This article presents the synthesis, design, and implementation of wideband 3-D transmitting/reflecting pattern manipulation structures (PMSs). Firstly, the design of the basic element is systematically investigated. Based on our established equivalent transmission line model, the basic element is synthesized and designed with a simple 3-D structure to effectively convert spatial waves into guided waves under prescribed performances. Then, two basic elements are antipodally placed and electrically connected by a true-time delay line, forming a transmitting element. In this way, the spatial wave can nearly perfectly propagate through the transmitting element with a manipulated transmission phase.
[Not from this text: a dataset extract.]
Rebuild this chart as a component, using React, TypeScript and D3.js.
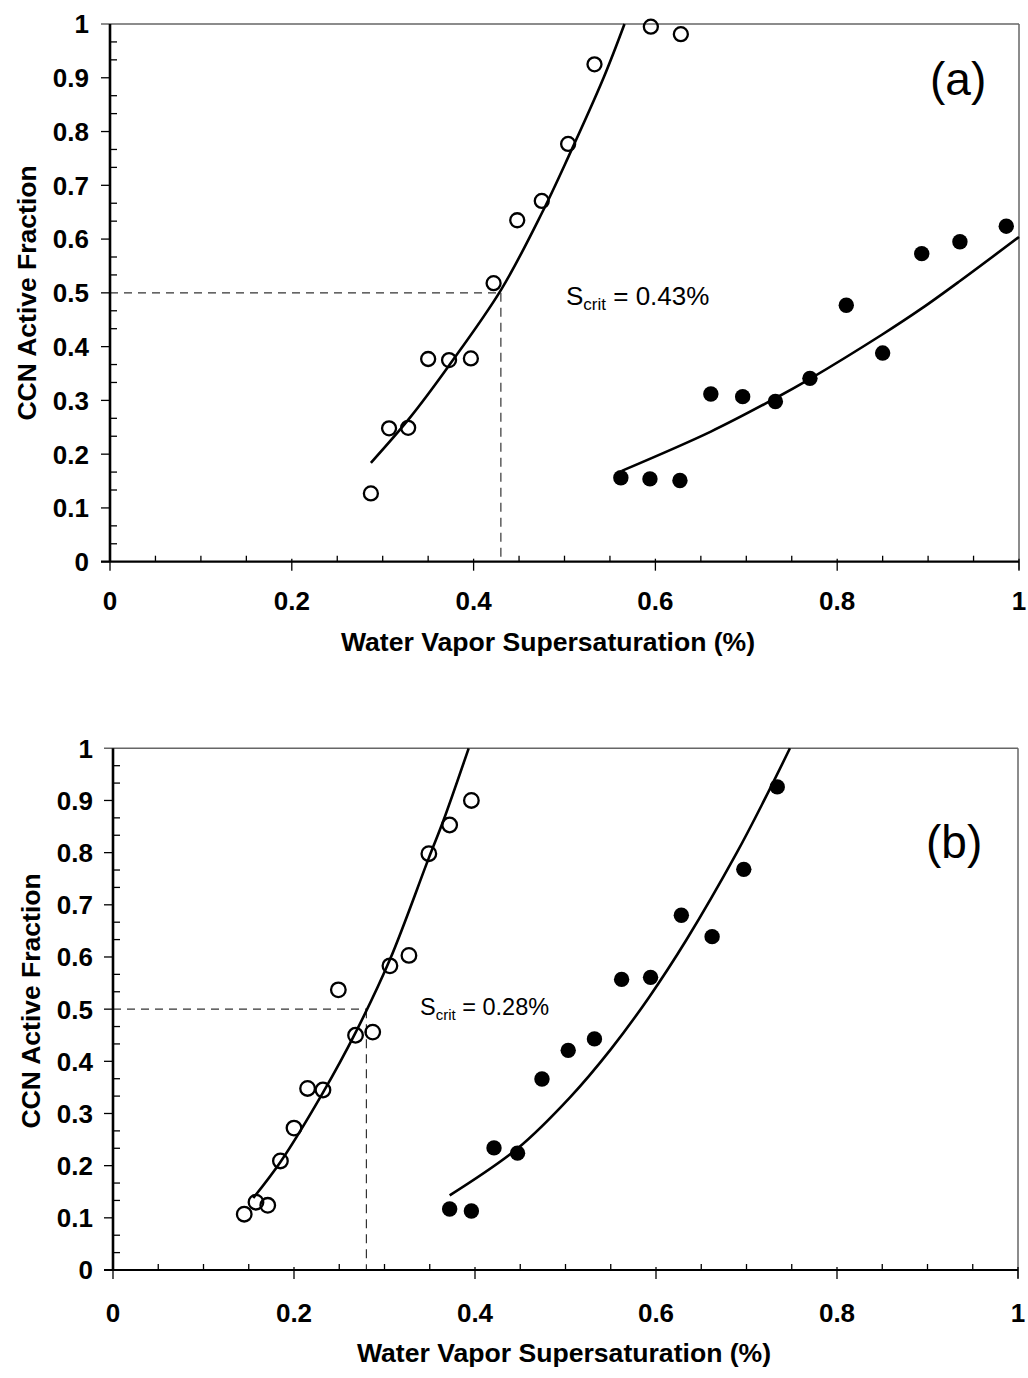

Employing this type of element, a wideband 3-D transmitting PMS is designed for the directing angle of (θ_t = 40°, φ_t = 90°). In addition, the reflecting element is constructed by introducing the short-circuited true-time delay line in a basic element. After that, a wideband 3-D reflecting PMS is accomplished for a pointing angle of (θ_r = 40°, φ_r = 90°). Finally, these two PMSs are implemented with fabrication and testing. Measurements agree well with simulations, proving our proposed design concept. Within the operating bandwidth of 64.9% in fraction (6.5-12.75GHz) for the transmitting PMS, the simulated and measured average efficiencies are higher than 82.5% and 77.8%, respectively. For the reflecting PMS, an operating bandwidth of 70.1% in fraction (6.25-13.0GHz) is realized, where the in-band average efficiencies for simulation and measurement reach 82.5% and 77.4%, respectively. Therefore, the proposed wideband 3-D transmitting/reflecting PMS has been evidently confirmed and can be potentially employed as a promising selection to manipulate the radio wave for future networks.

3-D structures, synthesis and design, transmitting/reflecting pattern manipulation structures, wide bandwidth.